Walls are meant to keep people apart, but a group of international filmmakers hopes to use them to bring communities together.

The Connected Walls project, which launches Thursday in Tucson, focuses on everyday life along the U.S.-Mexico border and between Spain and Morocco. Four documentarians, one on each side of their respective borders, will work in two teams to produce five-minute videos.

Over the next two months, audiences will have the chance to vote on which topics the filmmakers tackle next, with a new short documentary being premiered every 10 days on the project’s website.

Valeria Fernández, who will be working on the U.S. side, said what drew her to the project was the chance to explore the similarities of border walls across the world.

“The proliferation of walls, the focus on enforcement and the militarization of the borderlands is not something unique to the United States,” she said. “It’s happening across the world and that’s had an impact on the way we perceive each other as nations and the way people coexist in communities.”

Fernández, who has been working as a journalist in Arizona for the last 11 years, is teamed up with Fidel Enríquez, a Mexico City documentarian.

He said the combination of his fresh perspective and Fernández’s experience covering the region are a good match.

“The wall to me seems naturally absurd. The hills keep going on the other side; the plants keep growing on the other side. Nogales is really one city divided by a wall,” Enríquez said.

Although Connected Walls is an international production, the border along Arizona was the inspiration for the project, said creator Sébastien Wielemans.

A few years ago, the Belgian filmmaker was in Arivaca working on a documentary and said he was surprised to discover how the wall created prejudices between the separated communities.

“If you have a wall in front of you, it doesn’t give you the will to go behind it. So you start to imagine stuff happening behind and that’s where prejudices and assumptions come from,” Wielemans said.

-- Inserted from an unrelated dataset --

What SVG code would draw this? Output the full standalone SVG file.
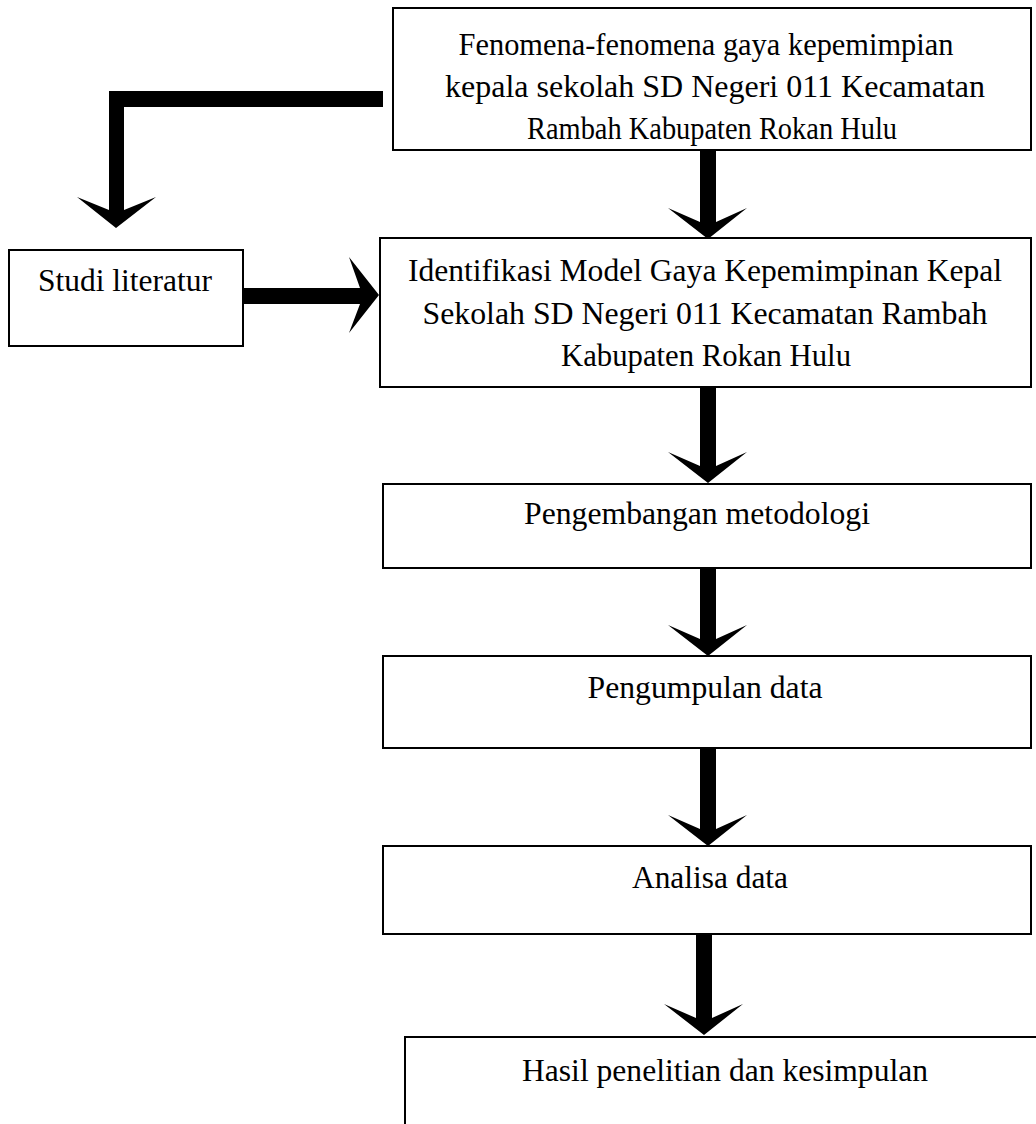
<svg xmlns="http://www.w3.org/2000/svg" width="1036" height="1124" viewBox="0 0 1036 1124">
<style>
.box{fill:#fff;stroke:#000;stroke-width:2}
.t{font-family:"Liberation Serif","Times New Roman",serif;font-size:32px;fill:#000;text-anchor:middle}
.arr{fill:#000;stroke:none}
</style>
<rect width="1036" height="1124" fill="#fff"/>
<g id="connectors">
<path class="arr" d="M383,91 L109,91 L109,210 L77,197 L116,228 L156,197 L124,210 L124,107 L383,107 Z"/>
<path class="arr" d="M243,288 L360,288 L349,257 L379,295 L349,333 L360,304 L243,304 Z"/>
<path class="arr" d="M700,150 L716,150 L716,222 L747,208 L708,239 L668,208 L700,222 Z"/>
<path class="arr" d="M700,387 L716,387 L716,466 L747,452 L708,483 L668,452 L700,466 Z"/>
<path class="arr" d="M700,568 L716,568 L716,639 L747,625 L708,656 L668,625 L700,639 Z"/>
<path class="arr" d="M700,748 L716,748 L716,829 L747,815 L708,846 L668,815 L700,829 Z"/>
<path class="arr" d="M696,934 L712,934 L712,1018 L743,1004 L704,1035 L664,1004 L696,1018 Z"/>
</g>
<g id="n1">
<rect class="box" x="393" y="8" width="638" height="142"/>
<text class="t" x="706" y="55" textLength="495" lengthAdjust="spacingAndGlyphs">Fenomena-fenomena gaya kepemimpian</text>
<text class="t" x="715" y="97" textLength="540" lengthAdjust="spacingAndGlyphs">kepala sekolah SD Negeri 011 Kecamatan</text>
<text class="t" x="712" y="139" textLength="370" lengthAdjust="spacingAndGlyphs">Rambah Kabupaten Rokan Hulu</text>
</g>
<g id="n2">
<rect class="box" x="9" y="250" width="234" height="96"/>
<text class="t" x="125" y="291" textLength="174" lengthAdjust="spacingAndGlyphs">Studi literatur</text>
</g>
<g id="n3">
<rect class="box" x="380" y="238" width="651" height="149"/>
<text class="t" x="705" y="281" textLength="594" lengthAdjust="spacingAndGlyphs">Identifikasi Model Gaya Kepemimpinan Kepal</text>
<text class="t" x="705" y="324" textLength="565" lengthAdjust="spacingAndGlyphs">Sekolah SD Negeri 011 Kecamatan Rambah</text>
<text class="t" x="706" y="366" textLength="290" lengthAdjust="spacingAndGlyphs">Kabupaten Rokan Hulu</text>
</g>
<g id="n4">
<rect class="box" x="383" y="484" width="648" height="84"/>
<text class="t" x="697" y="524" textLength="346" lengthAdjust="spacingAndGlyphs">Pengembangan metodologi</text>
</g>
<g id="n5">
<rect class="box" x="383" y="656" width="648" height="92"/>
<text class="t" x="705" y="698" textLength="235" lengthAdjust="spacingAndGlyphs">Pengumpulan data</text>
</g>
<g id="n6">
<rect class="box" x="383" y="846" width="648" height="88"/>
<text class="t" x="710" y="888" textLength="156" lengthAdjust="spacingAndGlyphs">Analisa data</text>
</g>
<g id="n7">
<rect class="box" x="405" y="1037" width="660" height="120"/>
<text class="t" x="725" y="1081" textLength="406" lengthAdjust="spacingAndGlyphs">Hasil penelitian dan kesimpulan</text>
</g>
</svg>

The filmmakers said they are not taking an activist position on border walls but instead want to showcase the human stories surrounding them, both in the United States and Europe.

“This is not a project about immigration. This is much bigger than that. It’s really about the big picture. It’s about people,” Fernández said.

She added that viewers would benefit from looking away from their own borders and seeing how other communities are dealing with similar issues.

“That’s when you can have that ‘aha moment’ of discovery and empathy,” she said. “By looking at something happening somewhere else, you see yourself in it.”

An important part of the project is the interactive website, which along with allowing viewers to vote on topics and showcasing the videos produced, it also connects users to others around the world.

Through the Internet, the filmmakers said, Connected Walls seeks to not only go beyond physical borders but to try and overcome other kinds of walls.

“We’re looking to connect more as human beings,” Enríquez said. “If we do this, I believe it helps mediate any type of conflict, from the personal level to disputes between countries.”